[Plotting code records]
####################

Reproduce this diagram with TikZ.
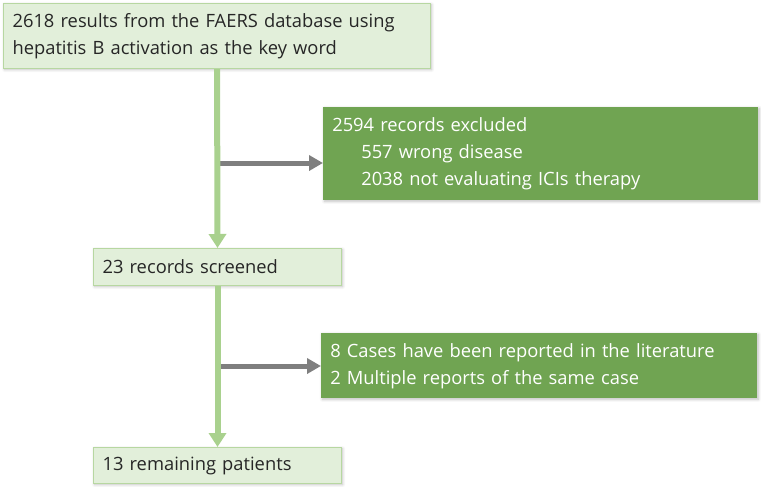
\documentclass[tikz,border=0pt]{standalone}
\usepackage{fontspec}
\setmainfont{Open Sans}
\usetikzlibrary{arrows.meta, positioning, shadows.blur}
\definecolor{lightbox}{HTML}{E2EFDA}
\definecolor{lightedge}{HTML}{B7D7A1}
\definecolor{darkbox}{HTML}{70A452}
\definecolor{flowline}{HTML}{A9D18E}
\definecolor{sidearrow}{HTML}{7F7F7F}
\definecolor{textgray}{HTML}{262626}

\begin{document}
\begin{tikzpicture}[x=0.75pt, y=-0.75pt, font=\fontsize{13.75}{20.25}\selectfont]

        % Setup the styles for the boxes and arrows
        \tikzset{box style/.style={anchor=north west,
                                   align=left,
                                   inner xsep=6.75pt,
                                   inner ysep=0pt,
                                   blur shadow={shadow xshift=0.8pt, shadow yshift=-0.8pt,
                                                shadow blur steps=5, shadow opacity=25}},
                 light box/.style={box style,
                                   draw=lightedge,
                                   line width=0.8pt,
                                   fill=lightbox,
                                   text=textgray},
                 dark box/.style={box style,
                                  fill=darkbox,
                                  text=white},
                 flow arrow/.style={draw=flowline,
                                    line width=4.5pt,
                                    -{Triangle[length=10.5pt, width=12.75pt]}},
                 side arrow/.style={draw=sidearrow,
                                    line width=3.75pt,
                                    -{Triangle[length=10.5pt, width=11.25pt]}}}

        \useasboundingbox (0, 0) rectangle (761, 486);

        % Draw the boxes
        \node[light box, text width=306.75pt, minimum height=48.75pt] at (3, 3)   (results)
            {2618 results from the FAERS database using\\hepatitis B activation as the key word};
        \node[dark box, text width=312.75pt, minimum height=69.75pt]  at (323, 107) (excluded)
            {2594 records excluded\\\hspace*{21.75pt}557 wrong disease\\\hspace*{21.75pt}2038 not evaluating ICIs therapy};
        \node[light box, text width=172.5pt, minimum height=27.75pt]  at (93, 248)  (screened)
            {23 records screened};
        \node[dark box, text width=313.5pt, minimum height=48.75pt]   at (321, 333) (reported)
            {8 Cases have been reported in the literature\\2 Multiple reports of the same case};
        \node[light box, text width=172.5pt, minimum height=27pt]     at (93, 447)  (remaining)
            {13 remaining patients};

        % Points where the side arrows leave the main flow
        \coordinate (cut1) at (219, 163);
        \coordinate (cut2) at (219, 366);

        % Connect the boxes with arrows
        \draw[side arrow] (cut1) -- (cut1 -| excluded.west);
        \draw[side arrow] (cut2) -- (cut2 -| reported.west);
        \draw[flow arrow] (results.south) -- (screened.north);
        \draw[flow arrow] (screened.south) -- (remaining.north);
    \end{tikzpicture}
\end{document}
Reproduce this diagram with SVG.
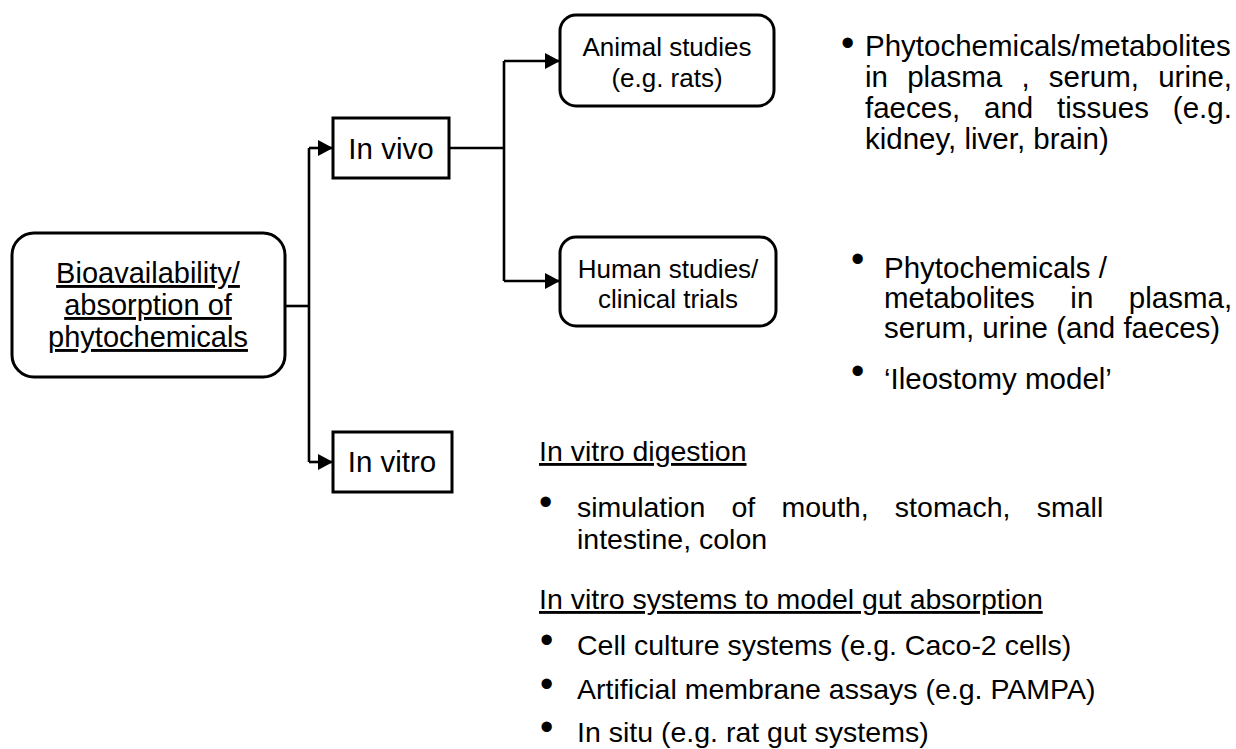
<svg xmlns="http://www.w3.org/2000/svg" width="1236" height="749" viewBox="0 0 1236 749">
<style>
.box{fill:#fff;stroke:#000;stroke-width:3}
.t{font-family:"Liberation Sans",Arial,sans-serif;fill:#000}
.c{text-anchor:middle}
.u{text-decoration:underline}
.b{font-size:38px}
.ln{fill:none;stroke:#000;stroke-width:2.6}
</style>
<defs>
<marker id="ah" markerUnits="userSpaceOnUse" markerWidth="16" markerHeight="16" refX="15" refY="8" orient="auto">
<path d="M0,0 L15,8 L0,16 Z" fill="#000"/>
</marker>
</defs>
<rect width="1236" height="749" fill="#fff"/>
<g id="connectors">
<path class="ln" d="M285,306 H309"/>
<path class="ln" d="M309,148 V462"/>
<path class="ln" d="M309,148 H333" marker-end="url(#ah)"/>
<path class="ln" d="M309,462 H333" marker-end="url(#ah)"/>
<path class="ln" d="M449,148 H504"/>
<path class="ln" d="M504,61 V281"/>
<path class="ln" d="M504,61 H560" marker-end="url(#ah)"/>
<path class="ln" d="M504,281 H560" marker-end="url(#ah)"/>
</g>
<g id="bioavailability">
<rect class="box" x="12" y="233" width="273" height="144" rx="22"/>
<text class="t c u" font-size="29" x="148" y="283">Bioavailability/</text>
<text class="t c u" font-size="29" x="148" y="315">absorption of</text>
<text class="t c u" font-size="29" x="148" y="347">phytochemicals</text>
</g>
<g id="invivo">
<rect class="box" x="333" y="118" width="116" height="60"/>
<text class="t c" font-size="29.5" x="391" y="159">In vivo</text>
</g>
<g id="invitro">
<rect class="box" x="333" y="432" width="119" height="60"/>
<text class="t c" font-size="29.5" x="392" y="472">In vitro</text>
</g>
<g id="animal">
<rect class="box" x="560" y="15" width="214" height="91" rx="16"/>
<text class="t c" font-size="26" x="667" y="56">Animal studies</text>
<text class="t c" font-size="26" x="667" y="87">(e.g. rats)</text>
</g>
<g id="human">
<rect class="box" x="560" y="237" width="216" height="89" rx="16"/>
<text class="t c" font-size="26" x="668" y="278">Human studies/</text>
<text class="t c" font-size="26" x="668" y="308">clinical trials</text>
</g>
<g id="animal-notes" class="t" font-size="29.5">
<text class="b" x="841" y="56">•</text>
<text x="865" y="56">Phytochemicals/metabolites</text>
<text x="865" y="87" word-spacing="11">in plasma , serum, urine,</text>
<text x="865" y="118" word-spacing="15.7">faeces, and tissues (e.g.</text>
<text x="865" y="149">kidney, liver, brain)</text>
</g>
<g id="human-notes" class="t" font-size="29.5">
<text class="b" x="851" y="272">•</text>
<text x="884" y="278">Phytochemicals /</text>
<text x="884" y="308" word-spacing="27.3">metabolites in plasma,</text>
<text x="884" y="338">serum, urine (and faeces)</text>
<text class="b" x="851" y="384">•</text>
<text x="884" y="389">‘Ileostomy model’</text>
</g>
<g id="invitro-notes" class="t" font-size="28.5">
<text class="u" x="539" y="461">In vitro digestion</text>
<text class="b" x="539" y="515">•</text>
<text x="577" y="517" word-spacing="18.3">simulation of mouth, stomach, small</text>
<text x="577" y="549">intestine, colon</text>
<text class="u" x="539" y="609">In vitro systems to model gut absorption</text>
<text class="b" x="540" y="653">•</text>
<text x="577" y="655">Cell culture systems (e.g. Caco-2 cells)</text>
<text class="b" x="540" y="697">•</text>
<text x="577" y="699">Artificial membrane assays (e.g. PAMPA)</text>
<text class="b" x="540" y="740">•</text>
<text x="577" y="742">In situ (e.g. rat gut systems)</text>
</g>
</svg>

####################

Produce an exact copy of each line of data, skipping embedded images.

Reproduce this diagram with TikZ.
\documentclass[tikz,border=0pt]{standalone}
\usepackage{fontspec}
\setmainfont{Open Sans}
\usetikzlibrary{arrows.meta, positioning, shadows.blur}
\definecolor{lightbox}{HTML}{E2EFDA}
\definecolor{lightedge}{HTML}{B7D7A1}
\definecolor{darkbox}{HTML}{70A452}
\definecolor{flowline}{HTML}{A9D18E}
\definecolor{sidearrow}{HTML}{7F7F7F}
\definecolor{textgray}{HTML}{262626}

\begin{document}
\begin{tikzpicture}[x=0.75pt, y=-0.75pt, font=\fontsize{13.75}{20.25}\selectfont]

        % Setup the styles for the boxes and arrows
        \tikzset{box style/.style={anchor=north west,
                                   align=left,
                                   inner xsep=6.75pt,
                                   inner ysep=0pt,
                                   blur shadow={shadow xshift=0.8pt, shadow yshift=-0.8pt,
                                                shadow blur steps=5, shadow opacity=25}},
                 light box/.style={box style,
                                   draw=lightedge,
                                   line width=0.8pt,
                                   fill=lightbox,
                                   text=textgray},
                 dark box/.style={box style,
                                  fill=darkbox,
                                  text=white},
                 flow arrow/.style={draw=flowline,
                                    line width=4.5pt,
                                    -{Triangle[length=10.5pt, width=12.75pt]}},
                 side arrow/.style={draw=sidearrow,
                                    line width=3.75pt,
                                    -{Triangle[length=10.5pt, width=11.25pt]}}}

        \useasboundingbox (0, 0) rectangle (761, 486);

        % Draw the boxes
        \node[light box, text width=306.75pt, minimum height=48.75pt] at (3, 3)   (results)
            {2618 results from the FAERS database using\\hepatitis B activation as the key word};
        \node[dark box, text width=312.75pt, minimum height=69.75pt]  at (323, 107) (excluded)
            {2594 records excluded\\\hspace*{21.75pt}557 wrong disease\\\hspace*{21.75pt}2038 not evaluating ICIs therapy};
        \node[light box, text width=172.5pt, minimum height=27.75pt]  at (93, 248)  (screened)
            {23 records screened};
        \node[dark box, text width=313.5pt, minimum height=48.75pt]   at (321, 333) (reported)
            {8 Cases have been reported in the literature\\2 Multiple reports of the same case};
        \node[light box, text width=172.5pt, minimum height=27pt]     at (93, 447)  (remaining)
            {13 remaining patients};

        % Points where the side arrows leave the main flow
        \coordinate (cut1) at (219, 163);
        \coordinate (cut2) at (219, 366);

        % Connect the boxes with arrows
        \draw[side arrow] (cut1) -- (cut1 -| excluded.west);
        \draw[side arrow] (cut2) -- (cut2 -| reported.west);
        \draw[flow arrow] (results.south) -- (screened.north);
        \draw[flow arrow] (screened.south) -- (remaining.north);
    \end{tikzpicture}
\end{document}
Reproduce this diagram with SVG.
<svg xmlns="http://www.w3.org/2000/svg" width="1236" height="749" viewBox="0 0 1236 749">
<style>
.box{fill:#fff;stroke:#000;stroke-width:3}
.t{font-family:"Liberation Sans",Arial,sans-serif;fill:#000}
.c{text-anchor:middle}
.u{text-decoration:underline}
.b{font-size:38px}
.ln{fill:none;stroke:#000;stroke-width:2.6}
</style>
<defs>
<marker id="ah" markerUnits="userSpaceOnUse" markerWidth="16" markerHeight="16" refX="15" refY="8" orient="auto">
<path d="M0,0 L15,8 L0,16 Z" fill="#000"/>
</marker>
</defs>
<rect width="1236" height="749" fill="#fff"/>
<g id="connectors">
<path class="ln" d="M285,306 H309"/>
<path class="ln" d="M309,148 V462"/>
<path class="ln" d="M309,148 H333" marker-end="url(#ah)"/>
<path class="ln" d="M309,462 H333" marker-end="url(#ah)"/>
<path class="ln" d="M449,148 H504"/>
<path class="ln" d="M504,61 V281"/>
<path class="ln" d="M504,61 H560" marker-end="url(#ah)"/>
<path class="ln" d="M504,281 H560" marker-end="url(#ah)"/>
</g>
<g id="bioavailability">
<rect class="box" x="12" y="233" width="273" height="144" rx="22"/>
<text class="t c u" font-size="29" x="148" y="283">Bioavailability/</text>
<text class="t c u" font-size="29" x="148" y="315">absorption of</text>
<text class="t c u" font-size="29" x="148" y="347">phytochemicals</text>
</g>
<g id="invivo">
<rect class="box" x="333" y="118" width="116" height="60"/>
<text class="t c" font-size="29.5" x="391" y="159">In vivo</text>
</g>
<g id="invitro">
<rect class="box" x="333" y="432" width="119" height="60"/>
<text class="t c" font-size="29.5" x="392" y="472">In vitro</text>
</g>
<g id="animal">
<rect class="box" x="560" y="15" width="214" height="91" rx="16"/>
<text class="t c" font-size="26" x="667" y="56">Animal studies</text>
<text class="t c" font-size="26" x="667" y="87">(e.g. rats)</text>
</g>
<g id="human">
<rect class="box" x="560" y="237" width="216" height="89" rx="16"/>
<text class="t c" font-size="26" x="668" y="278">Human studies/</text>
<text class="t c" font-size="26" x="668" y="308">clinical trials</text>
</g>
<g id="animal-notes" class="t" font-size="29.5">
<text class="b" x="841" y="56">•</text>
<text x="865" y="56">Phytochemicals/metabolites</text>
<text x="865" y="87" word-spacing="11">in plasma , serum, urine,</text>
<text x="865" y="118" word-spacing="15.7">faeces, and tissues (e.g.</text>
<text x="865" y="149">kidney, liver, brain)</text>
</g>
<g id="human-notes" class="t" font-size="29.5">
<text class="b" x="851" y="272">•</text>
<text x="884" y="278">Phytochemicals /</text>
<text x="884" y="308" word-spacing="27.3">metabolites in plasma,</text>
<text x="884" y="338">serum, urine (and faeces)</text>
<text class="b" x="851" y="384">•</text>
<text x="884" y="389">‘Ileostomy model’</text>
</g>
<g id="invitro-notes" class="t" font-size="28.5">
<text class="u" x="539" y="461">In vitro digestion</text>
<text class="b" x="539" y="515">•</text>
<text x="577" y="517" word-spacing="18.3">simulation of mouth, stomach, small</text>
<text x="577" y="549">intestine, colon</text>
<text class="u" x="539" y="609">In vitro systems to model gut absorption</text>
<text class="b" x="540" y="653">•</text>
<text x="577" y="655">Cell culture systems (e.g. Caco-2 cells)</text>
<text class="b" x="540" y="697">•</text>
<text x="577" y="699">Artificial membrane assays (e.g. PAMPA)</text>
<text class="b" x="540" y="740">•</text>
<text x="577" y="742">In situ (e.g. rat gut systems)</text>
</g>
</svg>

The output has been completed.